§ **INFORMATION SUPPLIED**:
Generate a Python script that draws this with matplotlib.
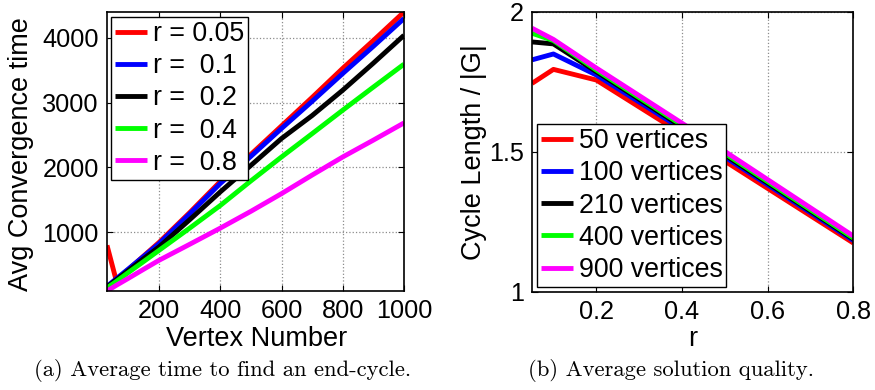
import matplotlib

matplotlib.use("Agg")
import matplotlib.pyplot as plt

plt.rcParams["font.family"] = ["Liberation Sans", "DejaVu Sans"]

# (a) average convergence time vs number of vertices
vertex_number = [30, 60, 100, 150, 200, 300, 400, 500, 600, 700, 800, 900, 1000]
conv_r005 = [794, 253, 421, 631, 840, 1300, 1780, 2200, 2640, 3080, 3530, 3960, 4400]
conv_r01 = [160, 277, 430, 625, 820, 1280, 1750, 2170, 2600, 3020, 3450, 3870, 4300]
conv_r02 = [150, 260, 405, 590, 770, 1190, 1620, 2030, 2445, 2800, 3192, 3610, 4040]
conv_r04 = [135, 235, 375, 545, 717, 1060, 1410, 1790, 2160, 2520, 2883, 3240, 3594]
conv_r08 = [88, 175, 285, 425, 563, 810, 1060, 1320, 1593, 1880, 2160, 2420, 2686]
conv_labels = ["r = 0.05", "r =  0.1", "r =  0.2", "r =  0.4", "r =  0.8"]

# (b) cycle length / |G| vs r
r_values = [0.05, 0.1, 0.2, 0.4, 0.8]
qual_50 = [1.745, 1.795, 1.757, 1.565, 1.175]
qual_100 = [1.829, 1.850, 1.775, 1.582, 1.184]
qual_210 = [1.893, 1.886, 1.787, 1.590, 1.189]
qual_400 = [1.924, 1.898, 1.793, 1.596, 1.193]
qual_900 = [1.942, 1.902, 1.800, 1.603, 1.200]
qual_labels = ["50 vertices", "100 vertices", "210 vertices", "400 vertices", "900 vertices"]

COLORS = ["#ff0000", "#0000ff", "#000000", "#00ff00", "#ff00ff"]
TICK_FS = 18.2
LABEL_FS = 19.5
LEG_FS = 19.3
LW = 3.5


def style_axes(ax):
    ax.tick_params(direction="in", length=4, width=0.8, top=True, right=True,
                   labelsize=TICK_FS, pad=6)
    ax.grid(True, linestyle=":", color="0.55", linewidth=0.9)
    for sp in ax.spines.values():
        sp.set_linewidth(1.2)


def add_legend(ax, loc, anchor):
    leg = ax.legend(loc=loc, bbox_to_anchor=anchor, borderaxespad=0,
                    fontsize=LEG_FS, handlelength=1.2, handletextpad=0.2,
                    labelspacing=0.23, borderpad=0.15, fancybox=False,
                    edgecolor="black", framealpha=1)
    leg.get_frame().set_linewidth(1.0)
    return leg


fig = plt.figure(figsize=(8.75, 3.9), dpi=100)

# ---- panel (a)
ax1 = fig.add_axes([0.1223, 0.2538, 0.3394, 0.7154])
conv_series = [conv_r005, conv_r01, conv_r02, conv_r04, conv_r08]
for ys, c, lab in zip(conv_series, COLORS, conv_labels):
    ax1.plot(vertex_number, ys, color=c, lw=LW, label=lab, solid_capstyle="butt")
ax1.set_xlim(vertex_number[0], vertex_number[-1])
ax1.set_ylim(min(min(s) for s in conv_series), max(max(s) for s in conv_series))
ax1.set_xticks([200, 400, 600, 800, 1000])
ax1.set_yticks([1000, 2000, 3000, 4000])
style_axes(ax1)
ax1.set_xlabel("Vertex Number", fontsize=LABEL_FS)
ax1.set_ylabel("Avg Convergence time", fontsize=LABEL_FS)
ax1.xaxis.set_label_coords(0.505, -0.125)
ax1.yaxis.set_label_coords(-0.245, 0.49)
add_legend(ax1, "upper left", (0.0135, 0.982))

# ---- panel (b)
ax2 = fig.add_axes([0.608, 0.2513, 0.3672, 0.718])
qual_series = [qual_50, qual_100, qual_210, qual_400, qual_900]
for ys, c, lab in zip(qual_series, COLORS, qual_labels):
    ax2.plot(r_values, ys, color=c, lw=LW, label=lab, solid_capstyle="butt")
ax2.set_xlim(r_values[0], r_values[-1])
ax2.set_ylim(1, 2)
ax2.set_xticks([0.2, 0.4, 0.6, 0.8])
ax2.set_yticks([1, 1.5, 2])
ax2.set_yticklabels(["1", "1.5", "2"])
style_axes(ax2)
ax2.set_xlabel("r", fontsize=LABEL_FS)
ax2.set_ylabel("Cycle Length / |G|", fontsize=LABEL_FS)
ax2.xaxis.set_label_coords(0.50, -0.12)
ax2.yaxis.set_label_coords(-0.14, 0.50)
add_legend(ax2, "lower left", (0.0156, 0.018))

# captions
fig.text(0.254, 0.051, "(a) Average time to find an end-cycle.", ha="center", va="center",
         fontsize=16.3, family="cmr10")
fig.text(0.767, 0.051, "(b) Average solution quality.", ha="center", va="center",
         fontsize=16.3, family="cmr10")

fig.savefig("out.png", dpi=100)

§ **JOB**:
Quote every line word for word and keep the images out of the copy.

§ **CORRECT OUTPUT**:
Generate a Python script that draws this with matplotlib.
import matplotlib

matplotlib.use("Agg")
import matplotlib.pyplot as plt

plt.rcParams["font.family"] = ["Liberation Sans", "DejaVu Sans"]

# (a) average convergence time vs number of vertices
vertex_number = [30, 60, 100, 150, 200, 300, 400, 500, 600, 700, 800, 900, 1000]
conv_r005 = [794, 253, 421, 631, 840, 1300, 1780, 2200, 2640, 3080, 3530, 3960, 4400]
conv_r01 = [160, 277, 430, 625, 820, 1280, 1750, 2170, 2600, 3020, 3450, 3870, 4300]
conv_r02 = [150, 260, 405, 590, 770, 1190, 1620, 2030, 2445, 2800, 3192, 3610, 4040]
conv_r04 = [135, 235, 375, 545, 717, 1060, 1410, 1790, 2160, 2520, 2883, 3240, 3594]
conv_r08 = [88, 175, 285, 425, 563, 810, 1060, 1320, 1593, 1880, 2160, 2420, 2686]
conv_labels = ["r = 0.05", "r =  0.1", "r =  0.2", "r =  0.4", "r =  0.8"]

# (b) cycle length / |G| vs r
r_values = [0.05, 0.1, 0.2, 0.4, 0.8]
qual_50 = [1.745, 1.795, 1.757, 1.565, 1.175]
qual_100 = [1.829, 1.850, 1.775, 1.582, 1.184]
qual_210 = [1.893, 1.886, 1.787, 1.590, 1.189]
qual_400 = [1.924, 1.898, 1.793, 1.596, 1.193]
qual_900 = [1.942, 1.902, 1.800, 1.603, 1.200]
qual_labels = ["50 vertices", "100 vertices", "210 vertices", "400 vertices", "900 vertices"]

COLORS = ["#ff0000", "#0000ff", "#000000", "#00ff00", "#ff00ff"]
TICK_FS = 18.2
LABEL_FS = 19.5
LEG_FS = 19.3
LW = 3.5


def style_axes(ax):
    ax.tick_params(direction="in", length=4, width=0.8, top=True, right=True,
                   labelsize=TICK_FS, pad=6)
    ax.grid(True, linestyle=":", color="0.55", linewidth=0.9)
    for sp in ax.spines.values():
        sp.set_linewidth(1.2)


def add_legend(ax, loc, anchor):
    leg = ax.legend(loc=loc, bbox_to_anchor=anchor, borderaxespad=0,
                    fontsize=LEG_FS, handlelength=1.2, handletextpad=0.2,
                    labelspacing=0.23, borderpad=0.15, fancybox=False,
                    edgecolor="black", framealpha=1)
    leg.get_frame().set_linewidth(1.0)
    return leg


fig = plt.figure(figsize=(8.75, 3.9), dpi=100)

# ---- panel (a)
ax1 = fig.add_axes([0.1223, 0.2538, 0.3394, 0.7154])
conv_series = [conv_r005, conv_r01, conv_r02, conv_r04, conv_r08]
for ys, c, lab in zip(conv_series, COLORS, conv_labels):
    ax1.plot(vertex_number, ys, color=c, lw=LW, label=lab, solid_capstyle="butt")
ax1.set_xlim(vertex_number[0], vertex_number[-1])
ax1.set_ylim(min(min(s) for s in conv_series), max(max(s) for s in conv_series))
ax1.set_xticks([200, 400, 600, 800, 1000])
ax1.set_yticks([1000, 2000, 3000, 4000])
style_axes(ax1)
ax1.set_xlabel("Vertex Number", fontsize=LABEL_FS)
ax1.set_ylabel("Avg Convergence time", fontsize=LABEL_FS)
ax1.xaxis.set_label_coords(0.505, -0.125)
ax1.yaxis.set_label_coords(-0.245, 0.49)
add_legend(ax1, "upper left", (0.0135, 0.982))

# ---- panel (b)
ax2 = fig.add_axes([0.608, 0.2513, 0.3672, 0.718])
qual_series = [qual_50, qual_100, qual_210, qual_400, qual_900]
for ys, c, lab in zip(qual_series, COLORS, qual_labels):
    ax2.plot(r_values, ys, color=c, lw=LW, label=lab, solid_capstyle="butt")
ax2.set_xlim(r_values[0], r_values[-1])
ax2.set_ylim(1, 2)
ax2.set_xticks([0.2, 0.4, 0.6, 0.8])
ax2.set_yticks([1, 1.5, 2])
ax2.set_yticklabels(["1", "1.5", "2"])
style_axes(ax2)
ax2.set_xlabel("r", fontsize=LABEL_FS)
ax2.set_ylabel("Cycle Length / |G|", fontsize=LABEL_FS)
ax2.xaxis.set_label_coords(0.50, -0.12)
ax2.yaxis.set_label_coords(-0.14, 0.50)
add_legend(ax2, "lower left", (0.0156, 0.018))

# captions
fig.text(0.254, 0.051, "(a) Average time to find an end-cycle.", ha="center", va="center",
         fontsize=16.3, family="cmr10")
fig.text(0.767, 0.051, "(b) Average solution quality.", ha="center", va="center",
         fontsize=16.3, family="cmr10")

fig.savefig("out.png", dpi=100)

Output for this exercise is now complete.